Fortaleza inexpugnable

Puede que sea mera casualidad, pero los tres conciertos del 7º ciclo Jazz es primavera se han desarrollado de un tirón, sin pausas entre las piezas y sin un triste hueco para recompensar al artista con aplausos. Ése ha sido el único rasgo común porque, por lo demás, cada uno ha mostrado una faceta bien diferente. De los tres, el que se ha llevado la palma en severidad estética ha sido, sin duda, el de Roscoe Mitchell.Para la mayoría, el rostro del Art Ensemble of Chicago se resumía en las vestimentas multicolores, la percusión profusa y, quizá por encima de todo, en la trompeta y la bata blanca del recientemente fallecido Lester Bowie. En ese grupo, Mitchell ejercía de hombre tranquilo y discreto que se reservaba las pinceladas intelectuales y, a pesar de no vestir ropa llamativa, adoptaba la actitud más provocadora en lo estrictamente musical.

Roscoe Mitchell and The Note Factory Roscoe Mitchell (saxos y flautas), Spencer Barefield (guitarras), Jaribu Shahid y Leon Dorsey (contrabajo), Matthew Shipp (piano), Craig Taborn (teclados), Tani Tabbal y Gerald Cleaver (batería)

CMU San Juan Evangelista. Madrid, 18 de marzo.

Un espejo

Como protagonista único, Mitchell trajo a Madrid su Note Factory, un grupo formado por instrumentos pareados que se miraron en su espejo precisamente para evitar cualquier duplicación de imagen. Al frente de esta formación relativamente simétrica, Mitchell propuso una música de apariencia libre y núcleo riguroso, una fortaleza sonora inexpugnable cuyo portalón sólo se podía cruzar previa contraseña. Había que estar en el secreto para seguir de cerca unos crescendi a cámara lenta que empezaban en tenues arrullos oníricos y acababan en atronadora marabunta; o para ver al líder deshojar la margarita de lo tonal y lo atonal mientras describía en el aire solos de apasionado lirismo cacofónico, saturados de efectos transgresores. Recurrió con frecuencia al recurso de la respiración circular y jugó, más por instinto teatral que por necesidad musical, a ponerse en los labios los saxos soprano y sopranino simultáneamente y por separado. En sus pocos ratos libres, dirigió el grupo por secciones, mandando callar a unos y enfatizando la contribución de los otros, como si manejara bloques de piedra de densidad absoluta.

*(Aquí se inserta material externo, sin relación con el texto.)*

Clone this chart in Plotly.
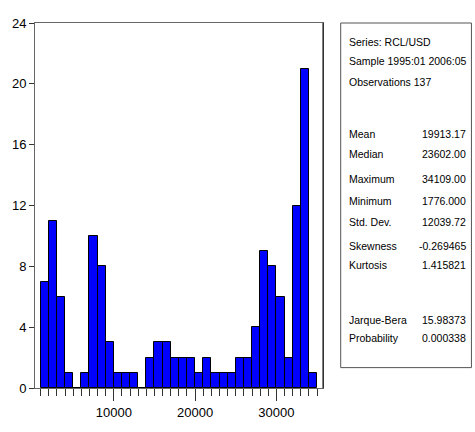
import plotly.graph_objects as go

# ---- data -------------------------------------------------------------
bin_lower = [1000, 2000, 3000, 4000, 5000, 6000, 7000, 8000, 9000, 10000,
             11000, 12000, 13000, 14000, 15000, 16000, 17000, 18000, 19000,
             20000, 21000, 22000, 23000, 24000, 25000, 26000, 27000, 28000,
             29000, 30000, 31000, 32000, 33000, 34000]
counts = [7, 11, 6, 1, 0, 1, 10, 8, 3, 1,
          1, 1, 0, 2, 3, 3, 2, 2, 2,
          1, 2, 1, 1, 1, 2, 2, 4, 9,
          8, 6, 2, 12, 21, 1]
bin_width = 1000

header_lines = ["Series: RCL/USD", "Sample 1995:01 2006:05", "Observations 137"]
stat_labels = ["Mean", "Median", "Maximum", "Minimum", "Std. Dev.",
               "Skewness", "Kurtosis", "Jarque-Bera", "Probability"]
stat_values = ["19913.17", "23602.00", "34109.00", "1776.000", "12039.72",
               "-0.269465", "1.415821", "15.98373", "0.000338"]

x_ticks = [10000, 20000, 30000]
x_range = [311, 35725]
y_range = [0, 24]

# ---- layout geometry (pixels) ------------------------------------------
W, H = 475, 432
PL, PR, PT, PB = 30, 323, 23, 399

def px_x(p):
    return (p - PL) / (PR - PL)

def px_y(p):
    return (PB - p) / (PB - PT)

FONT = "Liberation Sans, Arial, sans-serif"
BOX_FS = 10.5

fig = go.Figure()
fig.add_trace(go.Bar(
    x=bin_lower, y=counts, width=bin_width, offset=0,
    marker=dict(color="#0000FF", line=dict(color="#000000", width=1)),
    hoverinfo="x+y",
))

shapes = [
    # stats box
    dict(type="rect", xref="paper", yref="paper",
         x0=px_x(341), x1=px_x(474), y0=px_y(378), y1=px_y(23),
         line=dict(color="#555555", width=1), fillcolor="rgba(0,0,0,0)"),
    # darker right edge of plot frame
    dict(type="line", xref="paper", yref="paper", x0=1, x1=1, y0=0, y1=1,
         line=dict(color="#000000", width=1)),
]

annotations = []
header_y = [43, 62.5, 84]
for t, yy in zip(header_lines, header_y):
    annotations.append(dict(text=t, xref="paper", yref="paper", x=px_x(347), y=px_y(yy),
                            xanchor="left", yanchor="middle", showarrow=False,
                            font=dict(family=FONT, size=BOX_FS, color="black")))
stat_y = [137, 157.5, 183.5, 206, 228.3, 253, 272.5, 329, 347.5]
for lab, val, yy in zip(stat_labels, stat_values, stat_y):
    annotations.append(dict(text=lab, xref="paper", yref="paper", x=px_x(347), y=px_y(yy),
                            xanchor="left", yanchor="middle", showarrow=False,
                            font=dict(family=FONT, size=BOX_FS, color="black")))
    annotations.append(dict(text=val, xref="paper", yref="paper", x=px_x(471), y=px_y(yy),
                            xanchor="right", yanchor="middle", showarrow=False,
                            font=dict(family=FONT, size=BOX_FS, color="black")))

fig.update_layout(
    width=W, height=H,
    margin=dict(l=PL, r=W - PR, t=PT, b=H - PB, pad=0),
    paper_bgcolor="white", plot_bgcolor="white",
    showlegend=False, bargap=0,
    shapes=shapes, annotations=annotations,
    font=dict(family=FONT, size=13, color="black"),
)
fig.update_xaxes(
    range=x_range, tickmode="array", tickvals=x_ticks, tickformat="d",
    ticks="outside", ticklen=12, tickcolor="#333333", tickwidth=1,
    minor=dict(ticks="outside", ticklen=7, dtick=1000, tick0=0,
               tickcolor="#333333", tickwidth=1, showgrid=False),
    showgrid=False, zeroline=False, showline=True, linecolor="#666666",
    linewidth=1, mirror=True, tickfont=dict(family=FONT, size=13, color="black"),
)
fig.update_yaxes(
    range=y_range, dtick=4, tick0=0,
    ticks="outside", ticklen=5, tickcolor="#333333", tickwidth=1,
    showgrid=False, zeroline=False, showline=True, linecolor="#666666",
    linewidth=1, mirror=True, tickfont=dict(family=FONT, size=13, color="black"),
)

fig.write_html("out.html")
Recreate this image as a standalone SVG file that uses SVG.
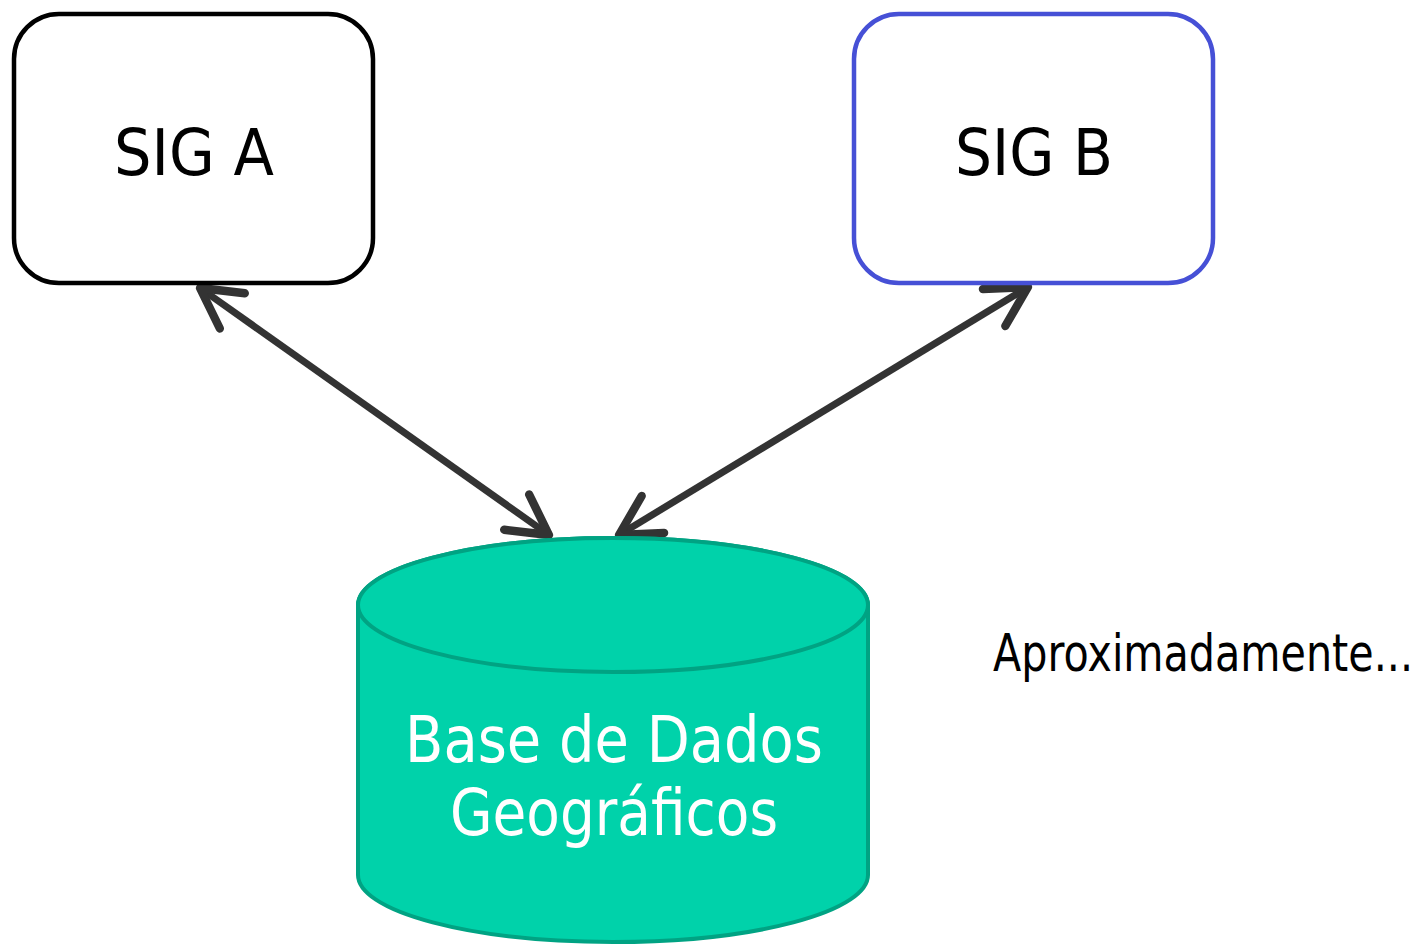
<svg xmlns="http://www.w3.org/2000/svg" width="1425" height="944" viewBox="0 0 1425 944">
<style>
.box{fill:#ffffff;stroke-width:4.5}
.lbl{font-family:"DejaVu Sans","Liberation Sans",sans-serif;font-size:64px;text-anchor:middle}
.edge{stroke:#333333;stroke-width:7;fill:none}
</style>
<defs>
<marker id="ah" markerUnits="userSpaceOnUse" markerWidth="60" markerHeight="60" viewBox="-40 -25 50 50" refX="0" refY="0" orient="auto-start-reverse" overflow="visible">
<path d="M-33,-18 L0,0 L-33,18" fill="none" stroke="#333333" stroke-width="7" stroke-linecap="round" stroke-linejoin="round"/>
</marker>
</defs>
<rect width="1425" height="944" fill="#ffffff"/>
<g id="connectors">
<line class="edge" x1="200" y1="288" x2="549" y2="535" marker-start="url(#ah)" marker-end="url(#ah)"/>
<line class="edge" x1="1028" y1="287" x2="619" y2="535" marker-start="url(#ah)" marker-end="url(#ah)"/>
</g>
<g id="sigA">
<rect class="box" x="14" y="14" width="359" height="269" rx="45" ry="45" stroke="#000000"/>
<text class="lbl" x="194" y="175" fill="#000000" textLength="160" lengthAdjust="spacingAndGlyphs">SIG A</text>
</g>
<g id="sigB">
<rect class="box" x="854" y="14" width="359" height="269" rx="45" ry="45" stroke="#4650d6"/>
<text class="lbl" x="1034" y="175" fill="#000000" textLength="158" lengthAdjust="spacingAndGlyphs">SIG B</text>
</g>
<g id="db">
<path d="M358,605 L358,875 A255,67 0 0 0 868,875 L868,605 A255,67 0 0 0 358,605 Z" fill="#00d2aa" stroke="#00a383" stroke-width="4"/>
<ellipse cx="613" cy="605" rx="255" ry="67" fill="#00d2aa" stroke="#00a383" stroke-width="4"/>
<text class="lbl" x="614" y="762" fill="#ffffff" textLength="418" lengthAdjust="spacingAndGlyphs">Base de Dados</text>
<text class="lbl" x="614" y="835" fill="#ffffff" textLength="328" lengthAdjust="spacingAndGlyphs">Geográficos</text>
</g>
<g id="note">
<text x="993" y="671" font-family="DejaVu Sans, Liberation Sans, sans-serif" font-size="51" fill="#000000" textLength="420" lengthAdjust="spacingAndGlyphs">Aproximadamente...</text>
</g>
</svg>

El muro levantado era tan imponente que a menudo no dejaba escuchar las líneas individuales. Si acaso, y en un esfuerzo suplementario de concentración, se pudo percibir que los baterías y contrabajistas hacían buenas parejas entre sí y que Matthew Shipp es uno de los pocos pianistas jóvenes que incluyen al gran Cecil Taylor en su concepto de la tradición. A falta de más detalles, se comprobó la dureza diamantina de una música inequívocamente negra que, sin merma de coherencia, se explicaba mucho mejor teniendo en cuenta los hallazgos blancos de Cage y Stockhausen.

Hubo lógicas deserciones en el público, y quien no aguantó se perdió lo más accesible de la noche: una cruda propina con ritmo al fin explícito y remate casi brutal.